目で見た情報が、脳の後頭葉に伝えられ「物の位置・動き」をとらえ、同時に脳の側頭葉にも伝えられ「形・色など」の情報をもとに物を認識します。

ここで、ひとつ視覚に関しての事例をあげたいと思います。

生まれつきの疾患で「先天性白内障」があります。
これは、目の水晶体が白く濁っていることが分かると、直ちに手術をします。
成人後にこの手術を受けても、物を見る機能が十分に回復しないそうです。
物を見ることは学習することによって獲得する力なのです。

また、脳には学習に適した時期があります。
脳の発達では、学習が可能な時期のことを「感受性期」といいます。
子どもの頃に正常な視界体験をしておかないと、脳の中で視界情報を処理する機能が発達せず、成長してから目を治療しても、見る力が獲得できません。

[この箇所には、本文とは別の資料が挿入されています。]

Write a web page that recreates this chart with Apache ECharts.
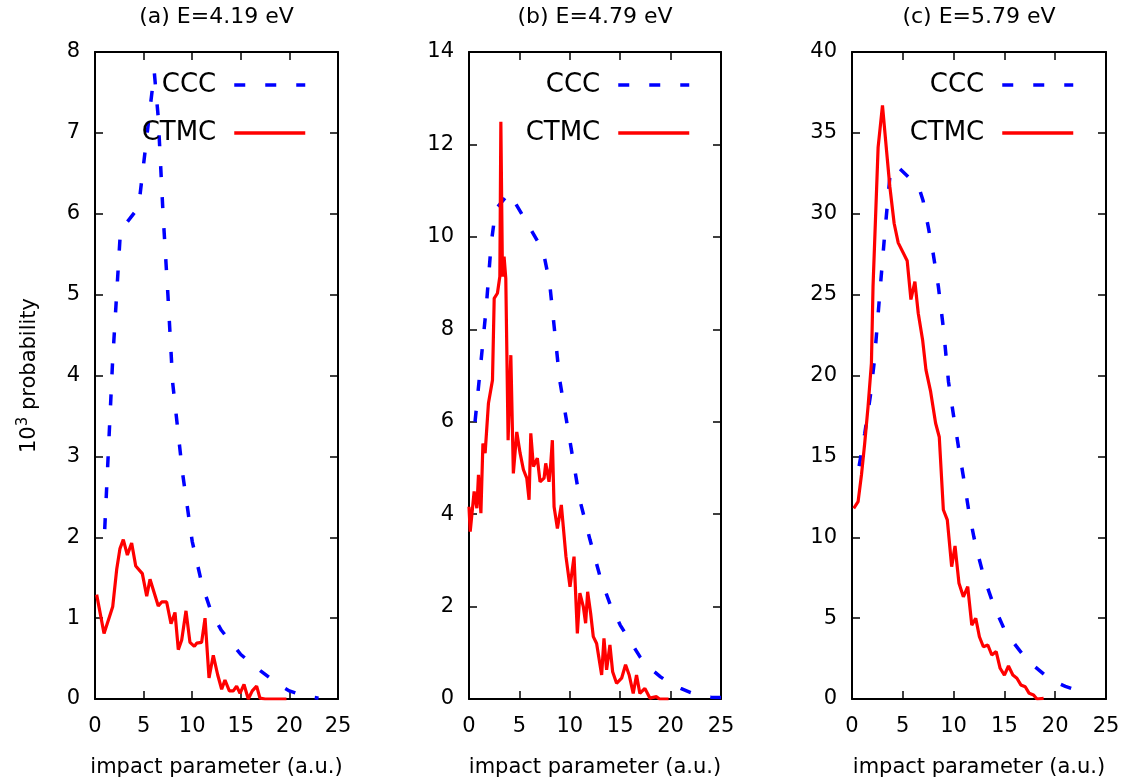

「見ること」には、目だけではなく「脳」も重要な働きをしているのです。

脳を機能させるためには、感受性期に必要な経験を通して学習しておくことがとても大切なのです。

「聞く」ことについて

「聴力検査」をして、異常なしと結果が出ても、「音」として認識するのではなく、
「言葉」としてちゃんと聞こえることが大切です。
「聞こえているのに、聞こえていない」状態になります。
また、音の聞き分けが難しいこともあります。

例えば、しりとりで「くじら」→「ラッコ」とつながるところ、ラッコではなく、「なす」と答えます。
「ら」が「な」に聞こえてしまうのです。

「脳」の中で言語的な処理を担っているのは、脳の側頭葉にあるウェルニッケ野(感覚性言語野・相手の言葉や自分の言っていることの理解、文章の理解といった言語理解の機能)と前頭葉にあるブローカー野(運動性言語野・言葉を話したり、文字を書いたりする際の一連の運動を担っています)

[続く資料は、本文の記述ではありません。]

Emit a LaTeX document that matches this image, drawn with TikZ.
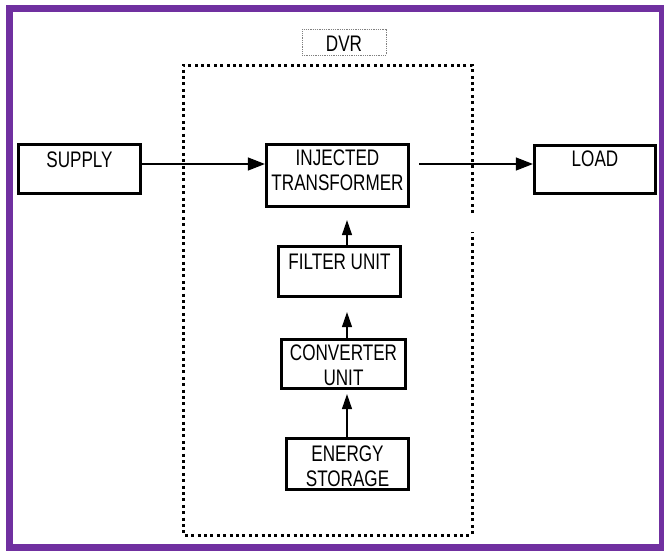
\documentclass[tikz,border=0pt]{standalone}
\usepackage{fontspec}
\setmainfont{Liberation Sans}[FakeStretch=0.76]
\usetikzlibrary{arrows.meta}
\definecolor{framepurple}{RGB}{112,48,160}
\begin{document}
\begin{tikzpicture}[x=1pt,y=-1pt,
  blk/.style={draw=black,line width=3.2pt,minimum width=#1,inner sep=0pt},
  lbl/.style={font=\fontsize{22.5}{25}\selectfont,align=center,inner sep=0pt,anchor=center},
  hflow/.style={draw=black,line width=1.2pt,-{Triangle[length=17pt,width=13pt]}},
  vflow/.style={draw=black,line width=1.2pt,-{Triangle[length=15pt,width=10pt]}},
  dvrline/.style={draw=black,line width=3pt,dash pattern=on 3pt off 3.4pt}]
\useasboundingbox (0,0) rectangle (664,550);
\fill[white] (0,0) rectangle (664,550);
\begin{scope}
\clip (0,0) rectangle (664,550);
\draw[framepurple,line width=7pt] (9.5,8.5) rectangle (662.5,547.5);
\end{scope}
% DVR enclosure
\draw[dvrline] (472,213) -- (472,65) -- (183,65) -- (183,535) -- (472,535) -- (472,232);
\node[draw=gray,line width=0.8pt,dash pattern=on 1pt off 0.8pt,minimum width=84pt,minimum height=26pt,inner sep=0pt] (dvr) at (344,42) {};
\node[lbl] (dvrtxt) at (344,44) {DVR};
% blocks
\node[blk=122pt,minimum height=49pt] (supply) at (79.5,169) {};
\node[lbl] (supplytxt) at (79.5,160) {SUPPLY};
\node[blk=142pt,minimum height=62pt] (inj) at (337.5,175.5) {};
\node[lbl] (injtxt) at (337.5,170.5) {INJECTED\\TRANSFORMER};
\node[blk=121pt,minimum height=48pt] (load) at (595,169.5) {};
\node[lbl] (loadtxt) at (595,159) {LOAD};
\node[blk=122pt,minimum height=50pt] (filter) at (339.5,271.5) {};
\node[lbl] (filtertxt) at (339.5,262) {FILTER UNIT};
\node[blk=124pt,minimum height=49pt] (conv) at (343.5,364) {};
\node[lbl] (convtxt) at (343.5,365) {CONVERTER\\UNIT};
\node[blk=122pt,minimum height=51pt] (energy) at (347.5,464) {};
\node[lbl] (energytxt) at (347.5,466) {ENERGY\\STORAGE};
% connectors
\coordinate (loadin) at (load.west |- 0,164);
\coordinate (injout) at (419,164);
\draw[hflow] (supply.east |- 0,164) -- (inj.west |- 0,164);
\draw[hflow] (injout) -- (loadin);
\draw[vflow,shorten >=12pt] (filter.north -| 347,0) -- (inj.south -| 347,0);
\draw[vflow,shorten >=14pt] (conv.north -| 347,0) -- (filter.south -| 347,0);
\draw[vflow,shorten >=4pt] (energy.north -| 347,0) -- (conv.south -| 347,0);
\end{tikzpicture}
\end{document}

ウェルニッケ野を損傷すると、話し言葉や書き言葉の意味が分からなくなります。
ブローカー野を損傷すると、相手の言っている事は分かるのに、話すことが出来なくなります。

 

「LD」かな?と判断するには?

ここで紹介するものは、大まかなものです。
気になる症状がある方は、医療機関で診断を受けて下さいね。

【聞き取りについて】

①聞き間違いがある(意味のとり違いなど)
②聞き洩らしがある(聞いてあるはずなのに)
③面と向かって言われると聞き取れるが、集団の中で言われると難しい
④指示、指摘されたことの理解が難しい
⑤話し合いが難しい(話し合いの流れなどが理解できない)

【話すことについて】

①適切な速さで話すことが困難
②言葉につまったりする
③タントの羅列や、短文で内容に乏しい話しをする
④思いつくまま話したり、筋道の通った話しをするのが難しい
⑤内容を相手に分かりやすく伝えることが難しい

【読むことについて】

①読み間違えが多い
②文中の語句や行を抜かしたり、繰り返し読んだりする
③読むのが遅い
④勝手読みをする(いきました→いました等)
⑤文章の要点をつかめない

【書くことについて】

①まっすぐに書くことができない、文字の大きさがバラバラ
②独特の筆順で書いてしまう
③漢字のこまかい部分を書き間違える
④短い文章や、決まったパターンの文章しか書けない

【計算することについて】

①簡単な暗算が出来ない
②計算にとても時間がかかる

※あてはまる項目が多くても、あくまで参考までにです。

 

LDを持つ方へのサポートについて

それぞれの障害に応じてのサポートについては、現在ではネットやアプリの情報が活用されているようです。
ネットワークとしては全国LD親の会があります。

学校の教育と違って、それぞれの方に対応した支援が必要です。
その支援の方法は、私が調べてみたところ、書籍・インターネット・アプリには、たくさんの色々な方法があり、このブログで一つ一つ紹介すると大変なことになるので、LDの支援方法と検索せずに、それぞれの障害(読字・書字・計算等)について検索して調べてみて下さい。
その中から「面白そうだな☆」「楽しく続けられそうだな♡」と思うものを試してみるといいと思います。

調べていくと、支援方法だけではなく、全国で一緒な悩みを持っている当事者の方や親御さんの経験談等も知ることが出来ますよ。

支援のベストな方法は、本人が楽しく興味をもって根気強く取り組めるものを一緒に探してあげることです。

そして、本人のペースで努力していることを見守ることです。

特別な方法があるのではなく、一緒になって取り組むことが大切になります。